- Prompt: Write out each line that follows exactly as it stands, without the pictures.

- Material:

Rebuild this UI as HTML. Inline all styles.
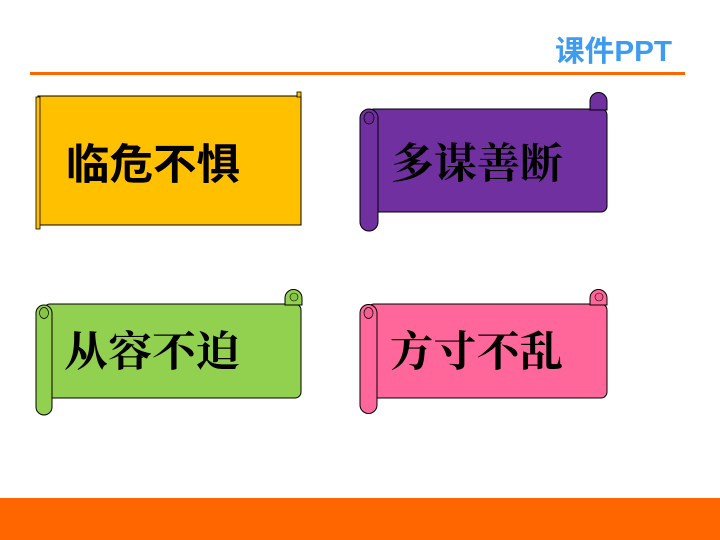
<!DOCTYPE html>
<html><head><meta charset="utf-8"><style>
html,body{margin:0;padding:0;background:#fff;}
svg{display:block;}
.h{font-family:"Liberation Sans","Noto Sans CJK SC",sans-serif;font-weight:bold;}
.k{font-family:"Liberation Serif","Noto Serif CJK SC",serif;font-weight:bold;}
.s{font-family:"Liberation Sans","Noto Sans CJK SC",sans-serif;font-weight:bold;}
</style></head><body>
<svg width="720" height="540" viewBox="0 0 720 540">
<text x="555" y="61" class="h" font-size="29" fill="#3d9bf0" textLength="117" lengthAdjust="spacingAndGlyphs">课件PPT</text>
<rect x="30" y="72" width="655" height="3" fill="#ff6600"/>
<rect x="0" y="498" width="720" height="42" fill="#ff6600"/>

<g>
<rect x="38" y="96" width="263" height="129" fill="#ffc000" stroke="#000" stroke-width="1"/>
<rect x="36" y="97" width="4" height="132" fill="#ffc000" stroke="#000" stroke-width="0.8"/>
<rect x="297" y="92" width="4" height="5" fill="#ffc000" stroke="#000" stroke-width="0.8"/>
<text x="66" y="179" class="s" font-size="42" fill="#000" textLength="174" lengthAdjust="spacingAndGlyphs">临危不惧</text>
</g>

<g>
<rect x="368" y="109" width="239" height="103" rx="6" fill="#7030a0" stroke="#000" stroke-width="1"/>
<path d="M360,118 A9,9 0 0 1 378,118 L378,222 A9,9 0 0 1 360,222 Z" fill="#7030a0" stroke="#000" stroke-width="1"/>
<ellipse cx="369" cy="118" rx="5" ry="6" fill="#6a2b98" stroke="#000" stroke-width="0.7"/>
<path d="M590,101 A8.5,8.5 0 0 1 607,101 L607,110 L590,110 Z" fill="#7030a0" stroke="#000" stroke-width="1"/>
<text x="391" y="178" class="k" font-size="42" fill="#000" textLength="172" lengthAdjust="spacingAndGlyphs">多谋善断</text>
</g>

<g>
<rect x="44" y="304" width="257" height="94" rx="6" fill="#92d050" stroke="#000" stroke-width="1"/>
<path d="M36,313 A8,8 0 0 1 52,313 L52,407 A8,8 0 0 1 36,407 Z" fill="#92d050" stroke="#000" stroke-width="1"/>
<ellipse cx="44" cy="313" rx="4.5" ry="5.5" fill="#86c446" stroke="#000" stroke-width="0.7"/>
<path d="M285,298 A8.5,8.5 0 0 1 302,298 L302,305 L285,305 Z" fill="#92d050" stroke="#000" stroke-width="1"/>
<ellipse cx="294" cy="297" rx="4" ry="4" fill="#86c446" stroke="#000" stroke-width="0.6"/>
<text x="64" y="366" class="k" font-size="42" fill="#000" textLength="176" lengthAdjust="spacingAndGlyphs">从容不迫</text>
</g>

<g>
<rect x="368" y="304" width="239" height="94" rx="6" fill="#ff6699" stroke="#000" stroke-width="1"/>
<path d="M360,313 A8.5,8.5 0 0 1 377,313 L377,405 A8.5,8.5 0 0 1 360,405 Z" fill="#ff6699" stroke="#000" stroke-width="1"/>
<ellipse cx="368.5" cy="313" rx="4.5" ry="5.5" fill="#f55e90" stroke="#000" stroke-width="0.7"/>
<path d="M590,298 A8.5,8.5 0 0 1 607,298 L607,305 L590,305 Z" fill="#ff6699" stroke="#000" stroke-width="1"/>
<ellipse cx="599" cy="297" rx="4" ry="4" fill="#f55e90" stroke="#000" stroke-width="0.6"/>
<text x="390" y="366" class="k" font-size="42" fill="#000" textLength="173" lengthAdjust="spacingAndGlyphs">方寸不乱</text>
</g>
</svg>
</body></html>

- Answer to the problem:
Rebuild this UI as HTML. Inline all styles.
<!DOCTYPE html>
<html><head><meta charset="utf-8"><style>
html,body{margin:0;padding:0;background:#fff;}
svg{display:block;}
.h{font-family:"Liberation Sans","Noto Sans CJK SC",sans-serif;font-weight:bold;}
.k{font-family:"Liberation Serif","Noto Serif CJK SC",serif;font-weight:bold;}
.s{font-family:"Liberation Sans","Noto Sans CJK SC",sans-serif;font-weight:bold;}
</style></head><body>
<svg width="720" height="540" viewBox="0 0 720 540">
<text x="555" y="61" class="h" font-size="29" fill="#3d9bf0" textLength="117" lengthAdjust="spacingAndGlyphs">课件PPT</text>
<rect x="30" y="72" width="655" height="3" fill="#ff6600"/>
<rect x="0" y="498" width="720" height="42" fill="#ff6600"/>

<g>
<rect x="38" y="96" width="263" height="129" fill="#ffc000" stroke="#000" stroke-width="1"/>
<rect x="36" y="97" width="4" height="132" fill="#ffc000" stroke="#000" stroke-width="0.8"/>
<rect x="297" y="92" width="4" height="5" fill="#ffc000" stroke="#000" stroke-width="0.8"/>
<text x="66" y="179" class="s" font-size="42" fill="#000" textLength="174" lengthAdjust="spacingAndGlyphs">临危不惧</text>
</g>

<g>
<rect x="368" y="109" width="239" height="103" rx="6" fill="#7030a0" stroke="#000" stroke-width="1"/>
<path d="M360,118 A9,9 0 0 1 378,118 L378,222 A9,9 0 0 1 360,222 Z" fill="#7030a0" stroke="#000" stroke-width="1"/>
<ellipse cx="369" cy="118" rx="5" ry="6" fill="#6a2b98" stroke="#000" stroke-width="0.7"/>
<path d="M590,101 A8.5,8.5 0 0 1 607,101 L607,110 L590,110 Z" fill="#7030a0" stroke="#000" stroke-width="1"/>
<text x="391" y="178" class="k" font-size="42" fill="#000" textLength="172" lengthAdjust="spacingAndGlyphs">多谋善断</text>
</g>

<g>
<rect x="44" y="304" width="257" height="94" rx="6" fill="#92d050" stroke="#000" stroke-width="1"/>
<path d="M36,313 A8,8 0 0 1 52,313 L52,407 A8,8 0 0 1 36,407 Z" fill="#92d050" stroke="#000" stroke-width="1"/>
<ellipse cx="44" cy="313" rx="4.5" ry="5.5" fill="#86c446" stroke="#000" stroke-width="0.7"/>
<path d="M285,298 A8.5,8.5 0 0 1 302,298 L302,305 L285,305 Z" fill="#92d050" stroke="#000" stroke-width="1"/>
<ellipse cx="294" cy="297" rx="4" ry="4" fill="#86c446" stroke="#000" stroke-width="0.6"/>
<text x="64" y="366" class="k" font-size="42" fill="#000" textLength="176" lengthAdjust="spacingAndGlyphs">从容不迫</text>
</g>

<g>
<rect x="368" y="304" width="239" height="94" rx="6" fill="#ff6699" stroke="#000" stroke-width="1"/>
<path d="M360,313 A8.5,8.5 0 0 1 377,313 L377,405 A8.5,8.5 0 0 1 360,405 Z" fill="#ff6699" stroke="#000" stroke-width="1"/>
<ellipse cx="368.5" cy="313" rx="4.5" ry="5.5" fill="#f55e90" stroke="#000" stroke-width="0.7"/>
<path d="M590,298 A8.5,8.5 0 0 1 607,298 L607,305 L590,305 Z" fill="#ff6699" stroke="#000" stroke-width="1"/>
<ellipse cx="599" cy="297" rx="4" ry="4" fill="#f55e90" stroke="#000" stroke-width="0.6"/>
<text x="390" y="366" class="k" font-size="42" fill="#000" textLength="173" lengthAdjust="spacingAndGlyphs">方寸不乱</text>
</g>
</svg>
</body></html>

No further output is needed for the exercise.